<<<<
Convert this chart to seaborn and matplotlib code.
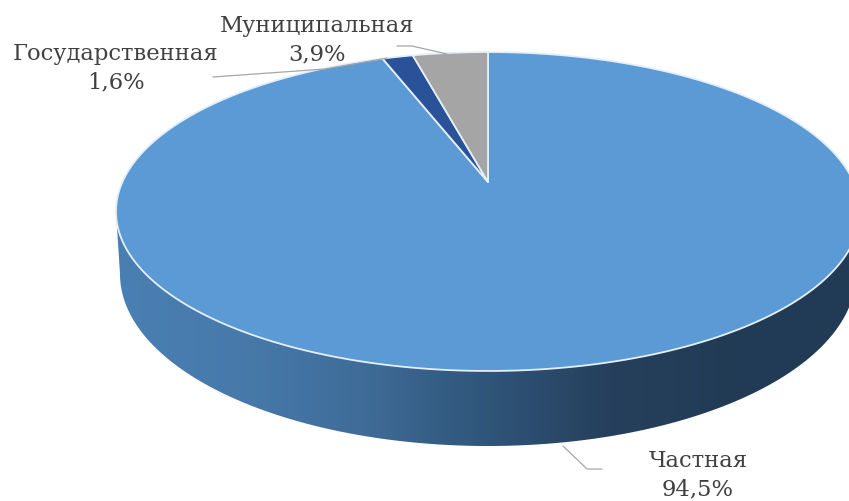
import numpy as np
import matplotlib
matplotlib.use("Agg")
import matplotlib.pyplot as plt
from matplotlib.patches import PathPatch
from matplotlib.path import Path
import seaborn as sns

categories = ["Частная", "Государственная", "Муниципальная"]
shares = [94.5, 1.6, 3.9]
share_labels = ["94,5%", "1,6%", "3,9%"]
palette = ["#5b9ad5", "#2a5298", "#a5a5a5"]
side_colors = ["#4a7fb3", "#477aab", "#3f6c98", "#2f5579", "#263f5c", "#223b55", "#223b55"]

sns.set_theme(style="white")
plt.rcParams["font.family"] = ["DejaVu Serif"]

fig = plt.figure(figsize=(8.49, 5.02), dpi=100)
ax = fig.add_axes([0, 0, 1, 1])
wedges, _ = ax.pie(shares, startangle=90, counterclock=False, colors=palette)
thetas = [(w.theta1, w.theta2) for w in wedges]
for w in wedges:
    w.remove()
ax.set_aspect("auto")
ax.set_xlim(0, 849)
ax.set_ylim(502, 0)
ax.axis("off")

# Perspective view of the unit pie circle
CX, APEX_Y, A, B, K = 488, 183, 365.6, 154, 0.185


def project(u, v):
    w = 1 + K * v
    return CX + A * u / w, APEX_Y - B * v / w


def ring(t1, t2, n=400):
    t = np.radians(np.linspace(t1, t2, n))
    return project(np.cos(t), np.sin(t))


# Side wall: top rim's extremes joined by the lower rim
lt = np.radians(np.linspace(180, 360, 500))
low_x = 488 + 368 * np.cos(lt)
low_y = 275 - 172 * np.sin(lt)
tx, ty = ring(0, 360, 800)
i_l, i_r = np.argmin(tx), np.argmax(tx)
side_verts = np.vstack([[tx[i_l], ty[i_l]], np.column_stack([low_x, low_y]), [tx[i_r], ty[i_r]]])
side = PathPatch(Path(np.vstack([side_verts, side_verts[0]]), closed=True), fc="none", ec="none")
ax.add_patch(side)
cmap = sns.blend_palette(side_colors, as_cmap=True)
grad = ax.imshow(np.linspace(0, 1, 256)[None, :], cmap=cmap, extent=(116, 860, 502, 0),
                 aspect="auto", zorder=1)
grad.set_clip_path(side)
ax.set_xlim(0, 849)
ax.set_ylim(502, 0)

# Top face
for (t1, t2), color in zip(thetas, palette):
    x, y = ring(t1, t2)
    xs = np.r_[CX, x, CX]
    ys = np.r_[APEX_Y, y, APEX_Y]
    ax.fill(xs, ys, fc=color, ec="#e4eff9", lw=1.3, zorder=2, joinstyle="round")

# Leader lines
leader_x = [[563, 587, 602], [213, 325, 387], [397, 412, 447]]
leader_y = [[447, 470, 470], [78, 70, 59], [47, 47, 55]]
for lx, ly in zip(leader_x, leader_y):
    ax.plot(lx, ly, color="#a6a6a6", lw=0.9, zorder=3)

# Labels
label_x = [698, 116, 317]
label_y = [475, 68, 40]
for name, val, x, y in zip(categories, share_labels, label_x, label_y):
    ax.text(x, y, f"{name}\n{val}", ha="center", va="center", fontsize=16.3,
            color="#404040", linespacing=1.38, zorder=4)

fig.savefig("out.png", dpi=100)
>>>>
§ **Prompt**
Copy exactly the lines running from the beginning of the listing through the line that has "import seaborn as sns". Drop the pictures.

§ **Answer to the exercise**
Convert this chart to seaborn and matplotlib code.
import numpy as np
import matplotlib
matplotlib.use("Agg")
import matplotlib.pyplot as plt
from matplotlib.patches import PathPatch
from matplotlib.path import Path
import seaborn as sns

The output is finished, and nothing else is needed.